The third level is ideological. D.R. Nagaraj once wrote poignantly, “The modern Dalit has to seek his rebirth in a state of fearful loneliness. S/he has nothing to rely upon in his/her immediate Hindu surroundings.” Modern Dalit movements have been about the creation of a cultural space that is their own. In a strange way, reactionary ABVP students understand the stakes in the Dalit movement much more clearly than the liberals: That the emancipation and cultural space for Dalits rest upon an attack on Hinduism.
One counter-response to this is to detach the social question from the question of Hinduism. This is to construct a Hinduism that can slough off its social pathologies. But the ease of the gesture, “Hinduism provides an internal justification for deconstructing caste”, does not match the enormity of the crime. In fact, the more you hear it, the more facile it sounds. One reason dialogue is getting harder is because the debate immediately becomes about an abstraction called tradition rather than the processes of power. So the debate is between a defensive Hinduism that sees Dalit assertion with fear and a Dalit assertion that sees Hinduism as a strategy for containment. So long as we have a discourse of tradition that impedes people’s freedom to fashion their own identities and spaces, the question of discrimination cannot be addressed frontally.

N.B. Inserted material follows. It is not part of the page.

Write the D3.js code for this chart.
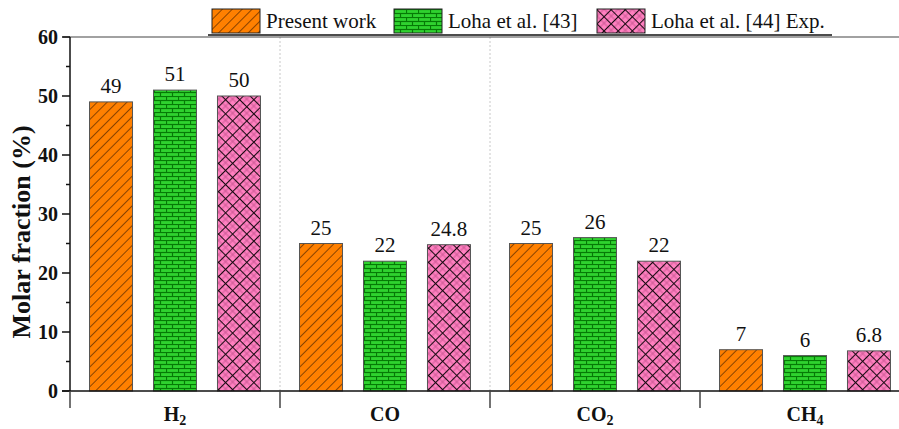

Politics will, by its very nature, have an investment in conflict and, to a certain extent, even victimisation. If mobilisation had taken place on quality of education, on building support structures that attend to genuine pedagogical needs, perhaps the challenge would have been mitigated. But the dialogue on discrimination is not just a legal or administrative affair. It will have to create a culture where all can feel free and at home.